|Posted on October 5, 2018 at 12:40 AM|
With Vermeer's new innovation, the ZR5, the world's first self propelled round baler, we find ourselves wondering, will self propelled round balers be the next big thing? Just take a look at how the combine evolved, from stationary threshers, to pull behind units with mounted motors, to the large behemoths that roam the countryside today. Will round balers follow the same path as combines? Or will the self propelled round baler only be a fad and be a collectable in 50 years? We will look at it from all angles.
Combines also started out as pull behind units, but when manufacturers started making self propelled units, they caught on quick, and now no manufacturer makes a pull-behind unit and haven’t for decades now. Combines have such a important job on the farm, it only makes sense that they are a dedicated machine, with their own engines and drivetrains. But many hay farmers use their tractors for multiple purposes throughout the seasons, especially livestock producers. It wouldn’t make sense for a lot of them to have a dedicated machine for round baling, when they could have another tractor that could be used on multiple implements.

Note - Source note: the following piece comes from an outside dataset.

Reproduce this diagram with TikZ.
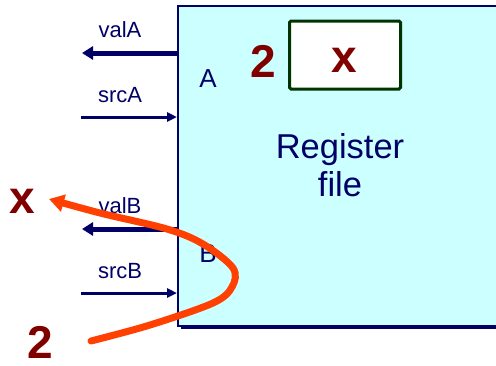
\documentclass[tikz,border=0pt]{standalone}
\usepackage{fontspec}
\setmainfont{Liberation Sans}
\usetikzlibrary{arrows.meta,shadows}
\definecolor{navy}{RGB}{0,0,102}
\definecolor{cellfill}{RGB}{204,255,255}
\definecolor{darkred}{RGB}{128,0,0}
\definecolor{boxgreen}{RGB}{0,51,0}
\definecolor{tracecol}{RGB}{255,64,0}
\begin{document}
\begin{tikzpicture}[x=1pt,y=-1pt,
  regbox/.style={draw=navy, line width=1.5pt, fill=cellfill, anchor=north west,
    minimum width=330pt, minimum height=320pt, inner sep=0pt,
    drop shadow={shadow xshift=3pt, shadow yshift=-3pt, fill=navy, opacity=1}},
  cellbox/.style={draw=boxgreen, line width=3pt, fill=white, rounded corners=1.5pt,
    minimum width=111pt, minimum height=68pt, inner sep=0pt},
  portlabel/.style={text=navy, font=\fontsize{22}{24}\selectfont, anchor=base, inner sep=0pt},
  portname/.style={text=navy, font=\fontsize{26}{28}\selectfont, anchor=base, inner sep=0pt},
  titletext/.style={text=navy, font=\fontsize{34.5}{38}\selectfont, anchor=base, inner sep=0pt},
  bigval/.style={text=darkred, font=\bfseries\fontsize{46}{48}\selectfont, anchor=base, inner sep=0pt},
  bus/.style={navy, line width=5pt, -{Triangle[length=11pt,width=13pt]}},
  sig/.style={navy, line width=3pt, -{Triangle[length=10pt,width=9pt]}},
  trace/.style={tracecol, line width=7pt, line cap=round, line join=round,
    -{Triangle[length=15pt,width=17pt]}}
]
\useasboundingbox (0,0) rectangle (496,365);

% register file body
\node[regbox] (rf) at (177,5) {};

% register cell holding x at index 2
\node[cellbox] (cell) at (345,55) {};
\node[bigval] (cellval) at (344,72) {x};
\node[bigval] (cellidx) at (263,77) {2};

% title
\node[titletext] (t1) at (340,158) {Register};
\node[titletext] (t2) at (340,196) {file};

% port names
\node[portname] (pA) at (208,87) {A};
\node[portname] (pB) at (208,262) {B};

% port connection points on the left edge
\path (rf.north west) ++(0,48) coordinate (valAport);
\path (rf.north west) ++(0,112) coordinate (srcAport);
\path (rf.north west) ++(0,224) coordinate (valBport);
\path (rf.north west) ++(0,288) coordinate (srcBport);
\coordinate (valAend) at (82,53);
\coordinate (srcAbeg) at (81,117);
\coordinate (valBend) at (82,229);
\coordinate (srcBbeg) at (81,293);

\draw[bus] (valAport) -- (valAend);
\draw[sig] (srcAbeg) -- (srcAport);
\draw[bus] (valBport) -- (valBend);
\draw[sig] (srcBbeg) -- (srcBport);

\node[portlabel] (lvalA) at (120,37) {valA};
\node[portlabel] (lsrcA) at (120,102) {srcA};
\node[portlabel] (lvalB) at (120,213) {valB};
\node[portlabel] (lsrcB) at (120,278) {srcB};

% outside values
\node[bigval] (outx) at (22,213) {x};
\node[bigval] (in2) at (40,358) {2};

% hand-drawn read path
\draw[trace] plot[smooth, tension=0.55] coordinates
  {(91,341) (150,325) (213,303) (232,287) (233,268) (203,244) (167,229) (100,213) (49,199)};
\end{tikzpicture}
\end{document}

Also if the tractor breaks down you can put another tractor on the baler, that is not the case with a self propelled round baler.
Although the ZR5 is the first self propelled round baler it is not the first self propelled baler. New Holland made a self propelled version of their small square baler many years ago, although there are still many in use today, it never caught on and New Holland decided to seize production. There is also a lesser known company called Freeman, that continues to make Self Propelled square balers, although I have never seen one here in the U.S. These self propelled square balers never caught on, mostly due to the fact that they didn’t have much to offer that a regular pull behind baler couldn’t.
But round balers are different. Better maneuverability and visibility in the field could give self propelled round balers the boost they need to gaintraction in the marketplace. There is no word on price yet, but if it is comparable to the price of a new round baler and compatible tractor, then it may make perfect sense for larger producers and custom operators. But farmers are a hard group to convince and until they start hitting the local fields and dealer lots, it is nothing but a crazy idea to the average farmer. And like most crazy ideas it will take time and evidence to prove to farmers that self propelled balers are superior to their pull-behind counterparts.
I believe the fate of self propelled round balers lies heavily on Vermeer. If they bring out a machine that is nothing but headaches then that will leave a permanent stain on the industry, and will remain in farmers minds for many years to come. On the other hand if the ZR5 is a dependable machine and starts to catch on, it wouldn’t be long before other manufacturers followed suit. Only time will tell, but I think if the ZR5 is a solid machine they will become common place on larger operations but I don’t see them coming to small farms for a while.